The budget plan calls for $32 billion in cuts targeted at feds over 10 years. While unspecified in the House budget resolution, those hits could include damaging retirement proposals previously offered by Trump.
Trump’s action is “a major step backward in the relationship between managers and front-line federal employees [that] will weaken efforts to make government more efficient and effective,” according to the Treasury Employees Union.
“This is an ominous sign for the future of federal labor-management relations,” NTEU President Tony Reardon added. But, it is not the only one, the Post said.
After the President announced his appointees to the Federal Services Impasses Panel in July, union leaders said they were aghast. The panel resolves disputes between agencies and federal labor organizations. With Trump’s appointees, labor leaders feel the deck is stacked against them.
“The Trump administration pulled out all of the stops on this one,” said Randy Erwin, president of the National Federation of Federal Employees. “The diversity of this panel ranges from people who publicly campaign against unions to people that actively litigate against unions. I have little faith that this panel can properly evaluate a dispute without inherent bias or personal ideology interfering.”
In addition, The Post says it seems that the President is dismantling labor/management forums and empowers efforts by congressional Republicans against “official time.” Now, they can argue, there is less reason for it.
Union officials use official time to participate in the forums and other activities designed to facilitate communication and problem-solving between labor and management. Labor leaders on official time are paid by the government while representing everyone in a bargaining unit, even those who don’t pay dues.
The fact is that much “union work,” such as recruiting members, is not allowed. Official time covers working with management on issues involving federal employees, union members or not, such as safety and efficiency, thee union officials say.
The Post concludes that Congressional assaults on worker organizations can and do encourage feds to join unions for protection. A law affecting the Department of Veterans Affairs, for example, weakens due process for all employees and eliminates the ability of VA’s senior executives to appeal disciplinary actions to outside agencies, as other feds can, the Post says.
Union growth “has more to do with attacks coming from Congress than what is coming from the administration, with the latest example being the House-passed budget,” said Matt Biggs, legislative director of the International Federation of Professional & Technical Engineers.

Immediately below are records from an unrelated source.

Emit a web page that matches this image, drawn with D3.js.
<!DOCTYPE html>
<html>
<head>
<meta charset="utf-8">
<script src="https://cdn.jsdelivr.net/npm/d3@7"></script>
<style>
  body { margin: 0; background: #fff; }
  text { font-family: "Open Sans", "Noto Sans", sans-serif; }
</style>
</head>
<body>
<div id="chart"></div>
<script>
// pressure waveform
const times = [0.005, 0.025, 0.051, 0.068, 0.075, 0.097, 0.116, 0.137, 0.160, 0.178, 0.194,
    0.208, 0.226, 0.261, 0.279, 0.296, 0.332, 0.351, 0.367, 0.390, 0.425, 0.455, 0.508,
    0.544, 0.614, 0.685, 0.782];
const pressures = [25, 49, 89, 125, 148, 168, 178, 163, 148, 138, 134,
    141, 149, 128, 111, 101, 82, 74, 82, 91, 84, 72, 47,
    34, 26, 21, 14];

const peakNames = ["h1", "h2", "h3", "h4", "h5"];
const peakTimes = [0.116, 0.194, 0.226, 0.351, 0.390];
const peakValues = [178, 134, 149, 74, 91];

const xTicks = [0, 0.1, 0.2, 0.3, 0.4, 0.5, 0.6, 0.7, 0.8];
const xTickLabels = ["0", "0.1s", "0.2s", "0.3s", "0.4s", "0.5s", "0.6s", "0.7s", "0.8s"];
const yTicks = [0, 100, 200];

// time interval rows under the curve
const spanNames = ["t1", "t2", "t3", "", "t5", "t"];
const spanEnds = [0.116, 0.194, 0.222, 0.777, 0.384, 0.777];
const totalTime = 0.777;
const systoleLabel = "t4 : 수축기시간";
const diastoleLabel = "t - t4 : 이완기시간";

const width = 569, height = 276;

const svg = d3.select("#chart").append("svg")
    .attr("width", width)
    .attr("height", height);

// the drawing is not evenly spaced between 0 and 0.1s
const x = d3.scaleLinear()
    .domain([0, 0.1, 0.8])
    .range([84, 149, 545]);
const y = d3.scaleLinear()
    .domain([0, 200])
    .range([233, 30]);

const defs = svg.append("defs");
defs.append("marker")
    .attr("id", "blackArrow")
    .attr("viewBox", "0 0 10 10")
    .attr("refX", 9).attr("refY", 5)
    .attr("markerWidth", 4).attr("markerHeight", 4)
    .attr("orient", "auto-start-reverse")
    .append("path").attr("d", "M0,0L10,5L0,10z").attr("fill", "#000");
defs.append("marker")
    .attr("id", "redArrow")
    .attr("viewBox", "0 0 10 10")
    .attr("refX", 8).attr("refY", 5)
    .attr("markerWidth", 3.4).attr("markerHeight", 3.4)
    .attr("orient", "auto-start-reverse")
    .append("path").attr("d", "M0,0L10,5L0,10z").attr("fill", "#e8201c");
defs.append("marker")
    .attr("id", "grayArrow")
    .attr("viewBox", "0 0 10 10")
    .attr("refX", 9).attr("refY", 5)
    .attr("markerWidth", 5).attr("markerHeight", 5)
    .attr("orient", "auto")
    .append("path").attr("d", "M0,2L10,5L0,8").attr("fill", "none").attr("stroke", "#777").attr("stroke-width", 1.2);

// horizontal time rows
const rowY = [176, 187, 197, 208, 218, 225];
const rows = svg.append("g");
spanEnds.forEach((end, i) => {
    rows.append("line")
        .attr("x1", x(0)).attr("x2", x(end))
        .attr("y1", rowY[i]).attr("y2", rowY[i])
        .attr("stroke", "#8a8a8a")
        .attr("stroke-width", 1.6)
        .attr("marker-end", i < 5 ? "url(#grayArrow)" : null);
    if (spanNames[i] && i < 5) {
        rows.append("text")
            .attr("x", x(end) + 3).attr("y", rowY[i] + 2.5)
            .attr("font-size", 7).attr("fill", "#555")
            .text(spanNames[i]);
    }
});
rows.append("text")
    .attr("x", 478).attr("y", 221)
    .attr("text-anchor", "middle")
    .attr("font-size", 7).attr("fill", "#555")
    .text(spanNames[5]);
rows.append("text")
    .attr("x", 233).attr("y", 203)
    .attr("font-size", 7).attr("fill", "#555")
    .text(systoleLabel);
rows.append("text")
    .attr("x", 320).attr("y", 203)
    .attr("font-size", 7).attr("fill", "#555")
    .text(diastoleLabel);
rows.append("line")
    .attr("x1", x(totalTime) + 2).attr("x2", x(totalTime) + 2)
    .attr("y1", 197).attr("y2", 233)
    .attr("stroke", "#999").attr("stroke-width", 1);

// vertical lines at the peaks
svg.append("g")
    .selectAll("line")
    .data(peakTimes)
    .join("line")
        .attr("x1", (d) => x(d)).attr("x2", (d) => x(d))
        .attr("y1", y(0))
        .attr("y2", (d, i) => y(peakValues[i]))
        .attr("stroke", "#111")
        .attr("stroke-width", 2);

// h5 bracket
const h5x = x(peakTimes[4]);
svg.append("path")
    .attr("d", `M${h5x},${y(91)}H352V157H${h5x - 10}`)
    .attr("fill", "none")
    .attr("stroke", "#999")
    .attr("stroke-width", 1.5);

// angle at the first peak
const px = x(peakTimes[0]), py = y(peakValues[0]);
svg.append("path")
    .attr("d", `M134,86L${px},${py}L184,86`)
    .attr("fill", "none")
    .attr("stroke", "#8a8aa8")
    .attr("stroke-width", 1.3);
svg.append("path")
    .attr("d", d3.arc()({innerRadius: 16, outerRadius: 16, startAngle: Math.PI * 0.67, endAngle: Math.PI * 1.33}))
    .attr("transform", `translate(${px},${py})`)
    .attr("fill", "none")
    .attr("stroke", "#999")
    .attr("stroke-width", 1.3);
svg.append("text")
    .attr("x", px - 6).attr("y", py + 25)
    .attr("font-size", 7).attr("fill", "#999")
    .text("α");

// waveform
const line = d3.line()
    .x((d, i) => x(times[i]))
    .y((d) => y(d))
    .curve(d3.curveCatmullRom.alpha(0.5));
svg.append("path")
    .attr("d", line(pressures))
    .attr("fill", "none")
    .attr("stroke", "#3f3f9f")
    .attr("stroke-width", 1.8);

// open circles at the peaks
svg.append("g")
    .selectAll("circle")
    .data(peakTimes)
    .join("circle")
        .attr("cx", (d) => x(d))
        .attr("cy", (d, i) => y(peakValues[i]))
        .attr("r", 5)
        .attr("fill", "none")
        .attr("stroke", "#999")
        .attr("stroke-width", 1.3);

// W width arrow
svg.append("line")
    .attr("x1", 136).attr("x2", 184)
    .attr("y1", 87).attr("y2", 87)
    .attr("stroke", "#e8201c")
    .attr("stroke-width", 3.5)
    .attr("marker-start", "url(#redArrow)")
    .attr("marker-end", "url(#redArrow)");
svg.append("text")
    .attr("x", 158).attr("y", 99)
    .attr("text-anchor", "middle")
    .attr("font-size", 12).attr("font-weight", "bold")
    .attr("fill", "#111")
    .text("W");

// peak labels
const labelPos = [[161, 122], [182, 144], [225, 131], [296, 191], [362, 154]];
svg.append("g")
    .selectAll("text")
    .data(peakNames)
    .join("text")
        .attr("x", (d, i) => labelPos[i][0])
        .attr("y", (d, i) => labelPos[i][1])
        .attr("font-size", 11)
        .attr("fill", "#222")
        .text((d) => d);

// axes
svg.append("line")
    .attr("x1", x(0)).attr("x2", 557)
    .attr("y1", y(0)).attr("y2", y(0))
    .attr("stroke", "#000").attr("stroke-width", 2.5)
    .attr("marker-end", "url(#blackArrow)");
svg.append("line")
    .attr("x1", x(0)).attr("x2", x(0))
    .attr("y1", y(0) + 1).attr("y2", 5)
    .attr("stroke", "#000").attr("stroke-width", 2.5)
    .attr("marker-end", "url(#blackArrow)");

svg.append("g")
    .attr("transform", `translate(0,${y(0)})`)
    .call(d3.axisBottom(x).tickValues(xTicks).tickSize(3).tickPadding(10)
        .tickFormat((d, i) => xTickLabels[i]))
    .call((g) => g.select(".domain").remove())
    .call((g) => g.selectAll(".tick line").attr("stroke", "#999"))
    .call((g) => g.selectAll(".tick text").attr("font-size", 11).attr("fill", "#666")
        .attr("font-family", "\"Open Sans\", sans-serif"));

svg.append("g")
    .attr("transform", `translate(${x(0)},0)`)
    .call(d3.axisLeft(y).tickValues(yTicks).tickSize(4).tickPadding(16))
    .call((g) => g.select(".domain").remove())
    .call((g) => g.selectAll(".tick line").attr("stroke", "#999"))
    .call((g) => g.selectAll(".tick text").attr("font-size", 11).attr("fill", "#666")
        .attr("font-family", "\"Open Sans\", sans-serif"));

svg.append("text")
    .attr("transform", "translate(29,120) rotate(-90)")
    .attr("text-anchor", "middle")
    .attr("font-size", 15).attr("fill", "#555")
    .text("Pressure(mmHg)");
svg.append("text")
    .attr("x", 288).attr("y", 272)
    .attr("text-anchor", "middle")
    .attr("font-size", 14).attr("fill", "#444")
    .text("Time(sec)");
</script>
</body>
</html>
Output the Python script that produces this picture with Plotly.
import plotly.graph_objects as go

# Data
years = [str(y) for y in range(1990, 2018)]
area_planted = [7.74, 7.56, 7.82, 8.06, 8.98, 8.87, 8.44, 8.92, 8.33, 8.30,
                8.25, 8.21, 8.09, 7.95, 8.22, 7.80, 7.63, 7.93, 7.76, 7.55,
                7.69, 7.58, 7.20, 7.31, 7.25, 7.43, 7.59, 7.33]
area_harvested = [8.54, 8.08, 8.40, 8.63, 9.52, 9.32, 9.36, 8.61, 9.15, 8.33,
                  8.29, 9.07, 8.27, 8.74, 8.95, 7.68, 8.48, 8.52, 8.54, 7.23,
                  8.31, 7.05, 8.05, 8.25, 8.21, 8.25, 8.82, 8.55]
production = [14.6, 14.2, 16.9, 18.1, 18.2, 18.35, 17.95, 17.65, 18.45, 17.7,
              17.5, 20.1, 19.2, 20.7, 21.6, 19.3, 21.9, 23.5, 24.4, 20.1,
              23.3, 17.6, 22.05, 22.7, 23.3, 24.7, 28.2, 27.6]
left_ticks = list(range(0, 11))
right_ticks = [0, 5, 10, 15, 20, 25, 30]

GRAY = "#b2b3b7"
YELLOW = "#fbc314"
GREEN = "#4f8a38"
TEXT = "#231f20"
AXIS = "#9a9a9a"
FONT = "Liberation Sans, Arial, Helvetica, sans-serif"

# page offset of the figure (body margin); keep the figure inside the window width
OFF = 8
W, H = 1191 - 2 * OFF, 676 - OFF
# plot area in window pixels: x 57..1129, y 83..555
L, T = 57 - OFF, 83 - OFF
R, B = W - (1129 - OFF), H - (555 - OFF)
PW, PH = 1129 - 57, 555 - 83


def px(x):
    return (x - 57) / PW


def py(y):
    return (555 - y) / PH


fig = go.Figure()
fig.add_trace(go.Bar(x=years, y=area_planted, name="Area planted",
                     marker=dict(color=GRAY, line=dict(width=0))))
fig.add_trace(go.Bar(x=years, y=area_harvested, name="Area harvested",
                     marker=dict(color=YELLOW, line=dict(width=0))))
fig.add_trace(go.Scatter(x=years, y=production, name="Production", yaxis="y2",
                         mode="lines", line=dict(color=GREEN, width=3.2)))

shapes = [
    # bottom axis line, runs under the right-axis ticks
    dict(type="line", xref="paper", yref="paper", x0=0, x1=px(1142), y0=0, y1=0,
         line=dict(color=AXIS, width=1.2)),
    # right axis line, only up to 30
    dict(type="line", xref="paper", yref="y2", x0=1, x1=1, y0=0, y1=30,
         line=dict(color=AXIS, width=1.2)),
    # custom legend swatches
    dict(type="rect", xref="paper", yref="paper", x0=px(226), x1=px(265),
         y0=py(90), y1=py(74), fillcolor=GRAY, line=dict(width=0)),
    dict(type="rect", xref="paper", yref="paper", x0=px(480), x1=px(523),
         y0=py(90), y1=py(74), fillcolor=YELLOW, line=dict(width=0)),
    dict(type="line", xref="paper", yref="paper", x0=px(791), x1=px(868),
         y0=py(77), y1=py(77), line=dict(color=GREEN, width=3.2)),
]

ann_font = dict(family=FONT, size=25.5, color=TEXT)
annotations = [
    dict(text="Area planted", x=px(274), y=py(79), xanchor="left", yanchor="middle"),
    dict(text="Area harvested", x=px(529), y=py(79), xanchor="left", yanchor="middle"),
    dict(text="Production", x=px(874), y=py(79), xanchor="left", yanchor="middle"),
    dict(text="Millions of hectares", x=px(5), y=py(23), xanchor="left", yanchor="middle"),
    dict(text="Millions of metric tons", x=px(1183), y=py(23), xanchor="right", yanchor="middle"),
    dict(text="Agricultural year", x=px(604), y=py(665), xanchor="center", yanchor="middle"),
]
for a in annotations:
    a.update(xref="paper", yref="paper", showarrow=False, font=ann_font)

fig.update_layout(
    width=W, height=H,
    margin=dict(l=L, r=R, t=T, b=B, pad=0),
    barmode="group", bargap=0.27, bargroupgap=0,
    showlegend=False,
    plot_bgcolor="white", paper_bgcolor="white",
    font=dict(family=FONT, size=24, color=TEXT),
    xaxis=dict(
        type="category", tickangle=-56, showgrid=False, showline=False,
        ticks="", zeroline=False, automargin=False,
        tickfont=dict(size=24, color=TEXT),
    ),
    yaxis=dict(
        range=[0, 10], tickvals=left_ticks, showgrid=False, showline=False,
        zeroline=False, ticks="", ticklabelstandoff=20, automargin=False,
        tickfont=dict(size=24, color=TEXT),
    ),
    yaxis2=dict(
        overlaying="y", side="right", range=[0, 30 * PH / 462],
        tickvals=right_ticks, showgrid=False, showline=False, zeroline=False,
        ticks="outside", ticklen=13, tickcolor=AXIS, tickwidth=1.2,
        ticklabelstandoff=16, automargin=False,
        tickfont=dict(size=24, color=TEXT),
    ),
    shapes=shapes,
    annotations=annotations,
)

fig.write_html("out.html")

The proposal was approved, 219 to 206, by the House last week, with no Democratic support and 18 Republicans defecting from their party’s efforts to weaken the bureaucracy that Republicans see as too strong.
On a related front, Trump’s plan to weaken government through personnel cuts led to Thursday’s letter to the House Oversight and Government Reform Committee chairman from all 18 Democrats on the panel, calling for hearings on the “degradation of the federal workforce.”
That degradation led NTEU’s Reardon to ask: “Since when is it acceptable to attack the very people who are providing hurricane relief, protecting clean air and water, conducting cutting-edge scientific research, enforcing the tax laws, securing the border, maintaining the national parks and guarding our financial system?”
So, this is a fight that surprises nobody, but the idea that budget cuts and tougher rules on the bureaucracy actually unify -- and possibly strengthen -- some of the organizations in the administration crosshairs is relatively counterintuitive. This is a The Post conclusion that certainly will be tested quickly, and which is unlikely to change administration predispositions about labor groups -- but which could intensify important labor disputes and which should be watched closely by producers, Washington Insider believes.